Police Federation chair John Apter reflected on the months of lockdown: "Policing has been turned upside down.

"I remember when the legislation was being changed early last year and we were there talking with Home Office officials and my colleagues about what it meant. It was a state of disbelief, we couldn't believe the laws that were being brought in to try and combat this virus."

Read more: Man who hit police officer with pole in 'terrifying' attack jailed

John Apter's question for Cressida Dick

He continued that as time moved on and the legislation "kept changing", citing over 70 changes, "my colleagues would often go on shift not knowing that the law had been changed because they hadn't received the guidance.

"Then they'd do what they felt was right trying to keep people safe but either mistakes were made or there was a genuine confusion of the problem as to what was expected of them."

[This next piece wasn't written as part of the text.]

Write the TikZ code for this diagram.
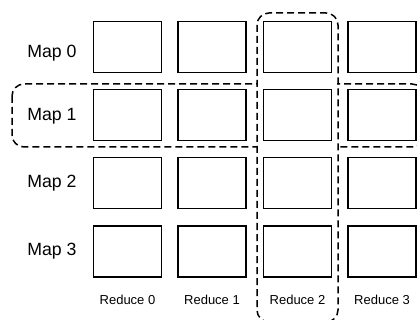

He continued, "My colleagues were being vilified in the media, they became the punchbags for society, both physically and figuratively speaking. It's been incredibly tough.

"My colleagues are human beings - they have a uniform, they work hard, but it doesn't prevent them from catching this horrible virus. We've lost 30 officers of staff in policing to this horrible virus."

Mr Apter told Iain that some police officers have been struck down with the virus and are still suffering with Long Covid and there is no insight into the outcome which is "very concerning."

Scotland Yard had said the rise was partly driven by a series of high-profile protests and unlicensed music events.